The Hidden Language of Laughter

Theories focusing on the evolution of laughter point to it as an important adaptation for social communication. Studies have shown that people are more likely to laugh in response to a video clip with canned laughter than to one without a laugh track, and that people are 30 times more likely to laugh in the presence of others than alone.

The necessary stimulus for laughter is not a joke, but another person, writes laughter expert and APS Fellow Robert R. Provine, professor emeritus at University of Maryland, Baltimore County, in an article in Current Directions in Psychological Science.
Just look at the canned laughter in TV sitcoms as an example: the laugh track has been a standard part of comedy almost from the birth of television. CBS sound engineer Charley Douglass hated dealing with the inappropriate laughter of live audiences, so in 1950 he started recording his own laugh tracks. These early laugh tracks were intended to help people sitting at home feel like they were in a more social situation, such as sitting at a crowded theater. Douglass even recorded varying types of laughter, including big laughs and small chuckles, as well as different mixtures of laughter from men, women, and children.
In doing so, Douglass picked up on one of the qualities of laughter that is now interesting researchers: a simple ha ha ha communicates an incredible amount of socially relevant information.

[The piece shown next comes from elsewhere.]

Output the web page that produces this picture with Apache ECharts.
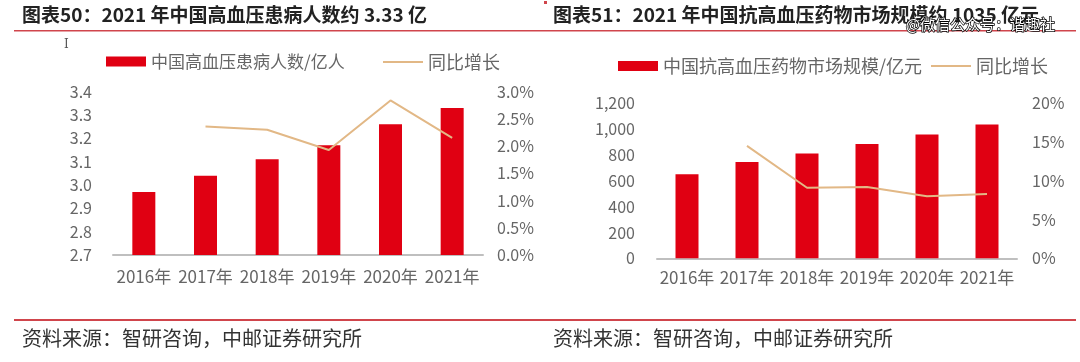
<!DOCTYPE html>
<html><head><meta charset="utf-8">
<script src="https://cdn.jsdelivr.net/npm/echarts@6/dist/echarts.min.js"></script>
<style>html,body{margin:0;padding:0;background:#fff}#c{width:1080px;height:362px}</style>
</head><body><div id="c"></div>
<script>
const categories = ['2016年','2017年','2018年','2019年','2020年','2021年'];
const patients = [2.97, 3.04, 3.11, 3.17, 3.26, 3.33];
const patientsGrowth = [null, 2.36, 2.30, 1.93, 2.84, 2.15];
const market = [650, 745, 812, 885, 958, 1035];
const marketGrowth = [null, 14.5, 9.1, 9.2, 8.0, 8.3];
const title1 = '图表50：2021 年中国高血压患病人数约 3.33 亿';
const title2 = '图表51：2021 年中国抗高血压药物市场规模约 1035 亿元';
const legend1 = ['中国高血压患病人数/亿人', '同比增长'];
const legend2 = ['中国抗高血压药物市场规模/亿元', '同比增长 '];
const source = '资料来源：智研咨询，中邮证券研究所';
const watermark = '@微信公众号：谐趣社';

const RED = '#E00012', TAN = '#E2B886', GRAY = '#666666';
const FONT = '"Noto Sans CJK SC", "Noto Sans", sans-serif';
const chart = echarts.init(document.getElementById('c'));
const axisLabel = {color: GRAY, fontSize: 16, fontFamily: FONT};
const xLabel = {color: GRAY, fontSize: 17, fontFamily: FONT};
function leg(name, left, top, h, fs) {
  return {data: [name], left: left, top: top, padding: 0, itemWidth: 40, itemHeight: h, itemGap: 0,
    icon: 'rect', textStyle: {color: GRAY, fontSize: fs, fontFamily: FONT, padding: [0, 0, 0, 0]}};
}
chart.setOption({
  animation: false,
  textStyle: {fontFamily: FONT},
  grid: [
    {left: 113, top: 91.7, width: 370, height: 163.3},
    {left: 657, top: 103.3, width: 360, height: 155}
  ],
  legend: [
    leg(legend1[0], 106, 53, 10, 17),
    leg(legend1[1], 383, 53, 2, 18),
    leg(legend2[0], 618, 57, 10, 18),
    leg(legend2[1], 931, 57, 2, 18)
  ],
  xAxis: [
    {type: 'category', data: categories, gridIndex: 0, axisTick: {show: false},
     axisLine: {lineStyle: {color: '#BFBFBF', width: 2}}, axisLabel: Object.assign({interval: 0, margin: 13}, xLabel)},
    {type: 'category', data: categories, gridIndex: 1, axisTick: {show: false},
     axisLine: {lineStyle: {color: '#BFBFBF', width: 2}}, axisLabel: Object.assign({interval: 0, margin: 11}, xLabel)}
  ],
  yAxis: [
    {type: 'value', gridIndex: 0, min: 2.7, max: 3.4, interval: 0.1, splitLine: {show: false},
     axisLabel: Object.assign({margin: 21, formatter: v => v.toFixed(1)}, axisLabel)},
    {type: 'value', gridIndex: 0, min: 0, max: 3, interval: 0.5, splitLine: {show: false}, position: 'right',
     axisLabel: Object.assign({margin: 14, formatter: v => v.toFixed(1) + '%'}, axisLabel)},
    {type: 'value', gridIndex: 1, min: 0, max: 1200, interval: 200, splitLine: {show: false},
     axisLabel: Object.assign({margin: 22, formatter: v => v.toLocaleString('en-US')}, axisLabel)},
    {type: 'value', gridIndex: 1, min: 0, max: 20, interval: 5, splitLine: {show: false}, position: 'right',
     axisLabel: Object.assign({margin: 15, formatter: v => v + '%'}, axisLabel)}
  ],
  series: [
    {name: legend1[0], type: 'bar', xAxisIndex: 0, yAxisIndex: 0, data: patients, barWidth: 23, itemStyle: {color: RED}},
    {name: legend1[1], type: 'line', xAxisIndex: 0, yAxisIndex: 1, data: patientsGrowth, symbol: 'none',
     lineStyle: {color: TAN, width: 2}, itemStyle: {color: TAN}},
    {name: legend2[0], type: 'bar', xAxisIndex: 1, yAxisIndex: 2, data: market, barWidth: 23, itemStyle: {color: RED}},
    {name: legend2[1], type: 'line', xAxisIndex: 1, yAxisIndex: 3, data: marketGrowth, symbol: 'none',
     lineStyle: {color: TAN, width: 2}, itemStyle: {color: TAN}}
  ],
  graphic: [
    {type: 'text', left: 22, top: 5, style: {text: title1, fontSize: 19, fontWeight: 'bold', fill: '#222', fontFamily: FONT}},
    {type: 'text', left: 553, top: 5, style: {text: title2, fontSize: 19, fontWeight: 'bold', fill: '#222', fontFamily: FONT}},
    {type: 'rect', shape: {x: 14, y: 30, width: 1062, height: 1.5}, style: {fill: '#D0454C'}},
    {type: 'rect', shape: {x: 544, y: 1, width: 3, height: 3}, style: {fill: '#D0454C'}},
    {type: 'rect', shape: {x: 14, y: 319, width: 1062, height: 2}, style: {fill: '#D0454C'}},
    {type: 'text', left: 22, top: 328, style: {text: source, fontSize: 20, fill: '#333', fontFamily: FONT}},
    {type: 'text', left: 553, top: 328, style: {text: source, fontSize: 20, fill: '#333', fontFamily: FONT}},
    {type: 'text', left: 905, top: 16, style: {text: watermark, fontSize: 15, fill: '#fff', stroke: '#000', lineWidth: 1.5, fontFamily: FONT}},
    {type: 'text', left: 64, top: 39, style: {text: 'I', fontSize: 12, fill: '#555', fontFamily: 'DejaVu Serif'}}
  ]
});
</script></body></html>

For example, a massive international study conducted in 2016 found that across the globe, people are able to pick up on the same subtle social cues from laughter. Samples of laughter were collected from pairs of English-speaking college students — some friends and some strangers — recorded in a lab at the University of California, Santa Cruz. An integrative team made up of more than 30 psychological scientists, anthropologists, and biologists then played audio snippets of this laughter to 966 listeners from 24 diverse societies spanning six continents, from indigenous tribes in New Guinea to urban working-class people in large cities in India and Europe. Participants then were asked whether they thought the two people laughing were friends or strangers.

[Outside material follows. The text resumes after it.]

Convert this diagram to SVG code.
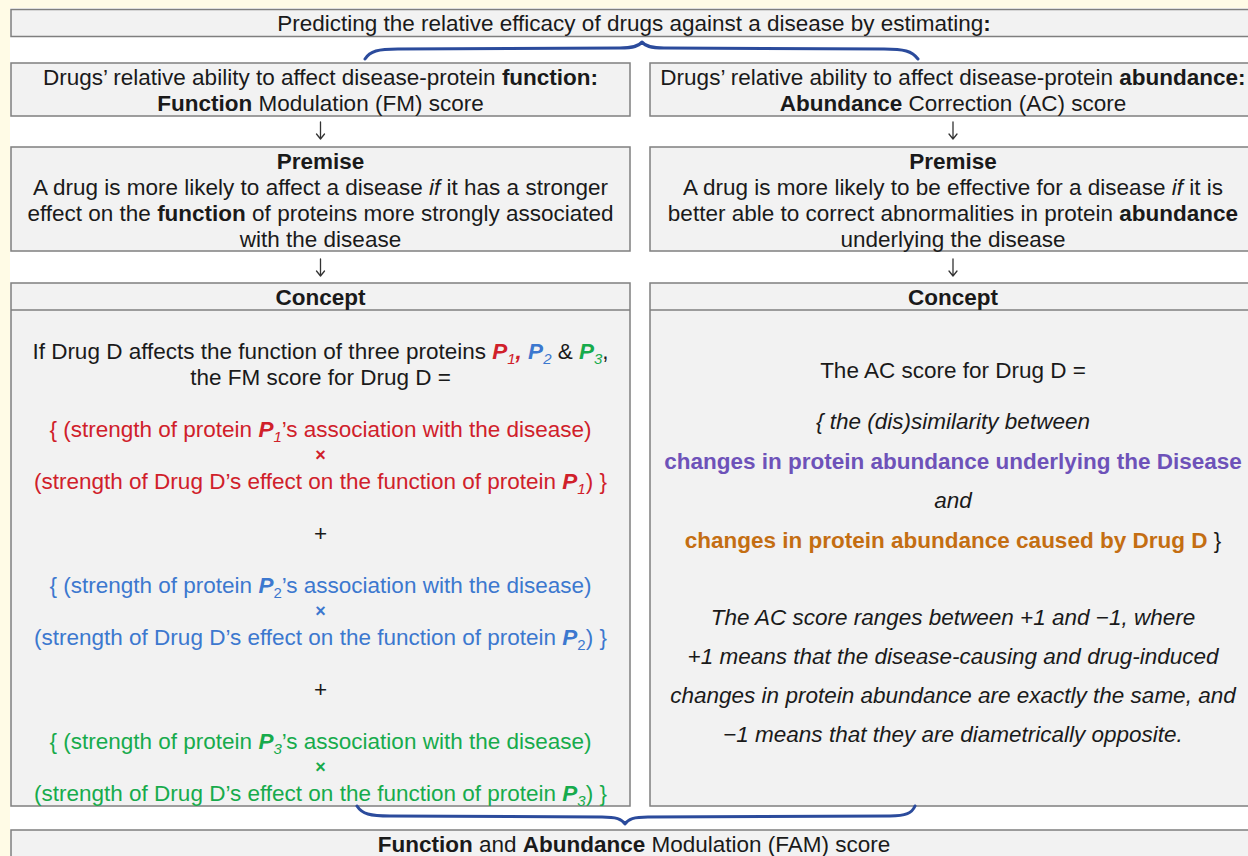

On average, the results were remarkably consistent across all 24 cultures: People’s guesses about the relationship between the laughers were correct approximately 60% of the time.
Researchers also have found that different types of laughter can serve as codes to complex human social hierarchies. Across the course of two experiments, a team of psychological scientists led by Christopher Oveis of University of California, San Diego, found that high-status individuals had different laughs than low-status individuals, and that strangers’ judgments of an individual’s social status were influenced by the dominant or submissive quality of the person’s laughter.

Laughing in the presence of others indicates the interaction is safe, the researchers explain. While the norms of most social groups prevent direct, unambiguous acts of aggression and dominance, the use of laughter may free individuals to display dominance because laughter renders the act less serious.
In the first study, the researchers wanted to know whether high- and low-status individuals actually do laugh differently.
To test this, 48 male college students were randomly assigned to groups of four, with each group composed of two low-status members (pledges who had just joined a fraternity a month earlier) and two high-status members (older students who had been active in the fraternity for at least 2 years).